Layar raksasa akan didirikan di zona protes agar demonstran bisa menonton pembicaraan bersama. Pemerintah membatalkan perundingan yang dijadwalkan awal bulan ini setelah siswa menyerukan agar protes diperluas.
Jalanan Hong Kong dalam kondisi tenang setelah puluhan orang terluka, termasuk 22 polisi dalam bentrokan dua malam di kawasan perbelanjaan Mong Kok. Selain di kawasan tersebut, sekitar 1.000 pengunjuk rasa juga mendirikan tenda di pusat gerakan Pendudukan Central di Hong Kong. Massa mendirikan tenda di jalan tol delapan jalur dekat dengan kantor pemerintahan.
"Sejauh ini kami melihat tidak ada harapan mereka akan mencapai kata sepakat karena kedua pihak memiliki keinginan yang berbeda dalam dialog itu," ujar pengamat politik dari City University of Hong Kong James Sung.
Profesor hukum dari City University of Hong Kong Surya Deva mengatakan kepada AFP kemungkinan situasinya akan memburuk jika pemerintah terus menolak tuntutan pengunjuk rasa.

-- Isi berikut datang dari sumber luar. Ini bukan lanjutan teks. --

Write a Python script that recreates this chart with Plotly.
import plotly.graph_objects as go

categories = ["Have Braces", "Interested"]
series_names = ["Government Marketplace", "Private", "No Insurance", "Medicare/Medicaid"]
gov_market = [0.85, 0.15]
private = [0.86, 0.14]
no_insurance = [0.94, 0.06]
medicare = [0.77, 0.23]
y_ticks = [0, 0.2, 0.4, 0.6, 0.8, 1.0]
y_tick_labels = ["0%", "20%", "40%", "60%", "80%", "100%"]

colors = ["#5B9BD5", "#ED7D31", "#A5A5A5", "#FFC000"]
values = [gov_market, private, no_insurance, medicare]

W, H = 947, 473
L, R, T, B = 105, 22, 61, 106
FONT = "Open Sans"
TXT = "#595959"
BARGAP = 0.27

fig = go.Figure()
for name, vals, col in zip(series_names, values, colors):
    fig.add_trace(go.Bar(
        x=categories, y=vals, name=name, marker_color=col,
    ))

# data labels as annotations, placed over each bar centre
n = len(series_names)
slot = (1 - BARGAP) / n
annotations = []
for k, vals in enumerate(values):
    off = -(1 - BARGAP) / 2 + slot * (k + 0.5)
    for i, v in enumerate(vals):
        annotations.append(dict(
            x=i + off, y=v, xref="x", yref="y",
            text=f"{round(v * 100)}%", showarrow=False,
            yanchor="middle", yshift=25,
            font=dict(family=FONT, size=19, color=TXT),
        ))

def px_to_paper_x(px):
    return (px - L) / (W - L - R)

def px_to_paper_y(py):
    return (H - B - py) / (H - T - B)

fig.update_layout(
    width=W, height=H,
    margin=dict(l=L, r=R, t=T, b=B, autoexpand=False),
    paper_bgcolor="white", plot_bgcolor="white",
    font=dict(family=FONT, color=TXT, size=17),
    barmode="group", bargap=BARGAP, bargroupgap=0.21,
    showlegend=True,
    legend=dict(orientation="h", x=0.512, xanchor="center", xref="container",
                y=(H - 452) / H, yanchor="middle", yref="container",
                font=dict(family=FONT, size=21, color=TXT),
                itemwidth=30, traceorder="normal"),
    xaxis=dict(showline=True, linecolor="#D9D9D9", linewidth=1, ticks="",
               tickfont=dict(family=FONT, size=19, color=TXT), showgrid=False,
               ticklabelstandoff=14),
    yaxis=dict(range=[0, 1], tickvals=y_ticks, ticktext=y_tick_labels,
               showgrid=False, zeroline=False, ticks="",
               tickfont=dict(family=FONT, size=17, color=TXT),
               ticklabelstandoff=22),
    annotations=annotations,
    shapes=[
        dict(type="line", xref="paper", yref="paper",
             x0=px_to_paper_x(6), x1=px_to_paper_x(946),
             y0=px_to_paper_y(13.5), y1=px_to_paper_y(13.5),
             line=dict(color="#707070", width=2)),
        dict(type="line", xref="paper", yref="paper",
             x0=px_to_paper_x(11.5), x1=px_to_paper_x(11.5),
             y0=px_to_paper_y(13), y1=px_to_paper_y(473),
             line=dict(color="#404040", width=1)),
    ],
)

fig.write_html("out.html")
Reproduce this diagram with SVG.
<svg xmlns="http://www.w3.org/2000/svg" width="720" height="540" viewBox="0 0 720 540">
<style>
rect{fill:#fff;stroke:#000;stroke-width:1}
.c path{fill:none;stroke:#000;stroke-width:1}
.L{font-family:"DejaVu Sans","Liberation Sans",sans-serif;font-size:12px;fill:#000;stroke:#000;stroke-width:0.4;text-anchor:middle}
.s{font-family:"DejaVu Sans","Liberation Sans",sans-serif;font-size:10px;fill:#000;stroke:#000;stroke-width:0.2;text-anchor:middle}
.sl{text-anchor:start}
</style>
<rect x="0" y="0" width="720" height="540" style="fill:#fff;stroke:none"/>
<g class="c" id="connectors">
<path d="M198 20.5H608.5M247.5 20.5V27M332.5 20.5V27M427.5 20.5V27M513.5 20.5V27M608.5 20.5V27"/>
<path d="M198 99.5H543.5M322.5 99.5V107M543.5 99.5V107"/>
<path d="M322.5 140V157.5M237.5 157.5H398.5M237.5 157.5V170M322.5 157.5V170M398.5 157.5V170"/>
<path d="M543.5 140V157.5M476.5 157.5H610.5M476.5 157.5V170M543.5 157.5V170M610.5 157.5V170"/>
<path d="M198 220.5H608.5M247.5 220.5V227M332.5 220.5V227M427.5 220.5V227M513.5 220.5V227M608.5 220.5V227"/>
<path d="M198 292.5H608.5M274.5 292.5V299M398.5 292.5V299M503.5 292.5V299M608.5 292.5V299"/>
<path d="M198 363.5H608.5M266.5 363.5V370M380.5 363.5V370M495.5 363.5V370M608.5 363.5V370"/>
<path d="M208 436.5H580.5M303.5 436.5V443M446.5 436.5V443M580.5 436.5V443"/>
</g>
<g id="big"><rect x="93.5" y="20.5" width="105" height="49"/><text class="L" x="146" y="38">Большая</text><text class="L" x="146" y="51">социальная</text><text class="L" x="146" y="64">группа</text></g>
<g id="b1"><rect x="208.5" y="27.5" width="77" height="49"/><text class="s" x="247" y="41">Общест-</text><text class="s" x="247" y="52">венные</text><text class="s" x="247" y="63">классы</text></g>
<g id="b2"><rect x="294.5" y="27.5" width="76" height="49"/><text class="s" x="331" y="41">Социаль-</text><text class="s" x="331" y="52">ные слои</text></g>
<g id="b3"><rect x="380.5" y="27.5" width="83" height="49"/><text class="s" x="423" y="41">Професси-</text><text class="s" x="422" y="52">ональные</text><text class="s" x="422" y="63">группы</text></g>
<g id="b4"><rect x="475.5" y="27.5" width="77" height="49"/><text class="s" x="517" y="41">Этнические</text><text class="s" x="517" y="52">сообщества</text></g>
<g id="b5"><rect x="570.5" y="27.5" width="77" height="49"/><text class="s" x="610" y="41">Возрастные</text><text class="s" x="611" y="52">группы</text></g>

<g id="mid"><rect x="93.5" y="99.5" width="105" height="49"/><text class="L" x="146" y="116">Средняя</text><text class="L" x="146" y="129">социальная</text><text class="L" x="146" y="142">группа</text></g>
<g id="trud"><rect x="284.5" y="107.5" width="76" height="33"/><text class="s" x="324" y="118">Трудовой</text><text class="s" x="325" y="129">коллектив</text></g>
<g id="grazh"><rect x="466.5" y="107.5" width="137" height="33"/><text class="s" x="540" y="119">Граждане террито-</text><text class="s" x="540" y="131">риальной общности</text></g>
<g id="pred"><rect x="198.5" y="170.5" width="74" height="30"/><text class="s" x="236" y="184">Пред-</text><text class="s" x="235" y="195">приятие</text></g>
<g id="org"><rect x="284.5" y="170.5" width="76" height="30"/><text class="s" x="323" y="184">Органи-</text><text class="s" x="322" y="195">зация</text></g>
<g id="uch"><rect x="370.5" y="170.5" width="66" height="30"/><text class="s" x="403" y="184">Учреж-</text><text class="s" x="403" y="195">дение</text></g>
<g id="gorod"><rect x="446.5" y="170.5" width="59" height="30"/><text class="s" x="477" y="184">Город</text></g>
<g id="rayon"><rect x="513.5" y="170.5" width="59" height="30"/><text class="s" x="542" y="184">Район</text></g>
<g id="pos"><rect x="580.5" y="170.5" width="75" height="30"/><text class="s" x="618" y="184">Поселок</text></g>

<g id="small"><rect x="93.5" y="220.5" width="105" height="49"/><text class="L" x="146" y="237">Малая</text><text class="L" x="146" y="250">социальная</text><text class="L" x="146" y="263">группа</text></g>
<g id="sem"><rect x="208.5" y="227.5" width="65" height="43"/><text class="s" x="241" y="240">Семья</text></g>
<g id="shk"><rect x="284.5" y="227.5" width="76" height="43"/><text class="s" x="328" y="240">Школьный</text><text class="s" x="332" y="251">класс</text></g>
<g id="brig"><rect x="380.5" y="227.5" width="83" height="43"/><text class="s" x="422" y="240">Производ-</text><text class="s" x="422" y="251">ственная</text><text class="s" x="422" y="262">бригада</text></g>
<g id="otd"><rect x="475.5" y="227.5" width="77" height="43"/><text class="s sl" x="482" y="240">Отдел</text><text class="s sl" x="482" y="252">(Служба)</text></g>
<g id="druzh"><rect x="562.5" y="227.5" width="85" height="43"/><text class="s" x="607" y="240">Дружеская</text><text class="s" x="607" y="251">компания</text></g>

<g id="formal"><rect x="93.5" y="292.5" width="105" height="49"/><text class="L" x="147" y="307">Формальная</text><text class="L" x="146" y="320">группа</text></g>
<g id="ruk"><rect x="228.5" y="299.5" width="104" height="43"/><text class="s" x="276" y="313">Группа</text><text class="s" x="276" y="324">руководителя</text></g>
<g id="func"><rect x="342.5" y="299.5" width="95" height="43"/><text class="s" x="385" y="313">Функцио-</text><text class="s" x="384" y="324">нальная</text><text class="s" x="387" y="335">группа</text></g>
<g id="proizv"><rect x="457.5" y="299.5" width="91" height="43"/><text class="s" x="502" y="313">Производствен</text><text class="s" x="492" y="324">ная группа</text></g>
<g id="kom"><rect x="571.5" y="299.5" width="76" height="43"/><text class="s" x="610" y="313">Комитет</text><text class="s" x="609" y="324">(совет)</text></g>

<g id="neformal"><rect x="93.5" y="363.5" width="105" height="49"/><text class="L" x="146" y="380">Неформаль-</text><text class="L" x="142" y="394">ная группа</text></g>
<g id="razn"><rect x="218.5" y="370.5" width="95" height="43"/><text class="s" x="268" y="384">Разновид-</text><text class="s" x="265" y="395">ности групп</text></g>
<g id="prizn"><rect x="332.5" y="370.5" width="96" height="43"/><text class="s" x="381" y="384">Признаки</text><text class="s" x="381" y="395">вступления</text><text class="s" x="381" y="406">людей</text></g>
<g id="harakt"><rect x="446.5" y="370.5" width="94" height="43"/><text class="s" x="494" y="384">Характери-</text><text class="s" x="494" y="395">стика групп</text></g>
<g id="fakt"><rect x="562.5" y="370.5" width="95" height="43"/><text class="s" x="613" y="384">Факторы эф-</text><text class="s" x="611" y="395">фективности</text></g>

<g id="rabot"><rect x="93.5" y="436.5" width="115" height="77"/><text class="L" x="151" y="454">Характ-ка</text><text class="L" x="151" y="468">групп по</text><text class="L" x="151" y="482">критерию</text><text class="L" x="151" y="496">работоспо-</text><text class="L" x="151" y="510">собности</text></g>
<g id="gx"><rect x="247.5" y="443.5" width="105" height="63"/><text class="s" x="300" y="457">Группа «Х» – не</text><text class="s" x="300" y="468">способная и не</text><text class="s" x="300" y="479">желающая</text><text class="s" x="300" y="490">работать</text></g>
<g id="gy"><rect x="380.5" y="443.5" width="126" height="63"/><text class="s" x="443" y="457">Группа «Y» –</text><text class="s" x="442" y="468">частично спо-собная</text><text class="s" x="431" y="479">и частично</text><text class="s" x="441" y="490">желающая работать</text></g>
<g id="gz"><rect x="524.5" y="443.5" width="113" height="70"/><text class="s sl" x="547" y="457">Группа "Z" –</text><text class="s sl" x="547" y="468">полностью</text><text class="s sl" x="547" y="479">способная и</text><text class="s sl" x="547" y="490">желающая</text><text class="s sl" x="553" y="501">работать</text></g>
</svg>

Dia mempertanyakan mengapa warga miskin harus mematuhi dan mempercayai hukum ketika mereka tidak memiliki harapan atas pemberdayaan politik dan ekonomi.
Kepada media asing Leung mengatakan Hong Kong beruntung karena Cina belum merasa perlu untuk mengintervensi ketegangan antara pemerintah dan pengunjuk rasa.
Meningkatnya persaingan dengan warga kaya di Cina daratan dan kemarahan atas hubungan yang nyaman antara pemerintah dan elit keuangan Hong Kong juga telah membuat generasi muda Hong Kong gelisah tentang apa yang menanti mereka di masa dewasa.
Dikutip dari Channel News Asia, hampir 20 persen atau 1,31 juta penduduk Hong Kong hidup di bawah garis kemiskinan pada Sepetember 2013. Puluhan ribu keluarga berpeghasilan rendah dan imigran terpaksa hidup di rumah-rumah kecil karena tidak mampu menyewa rumah.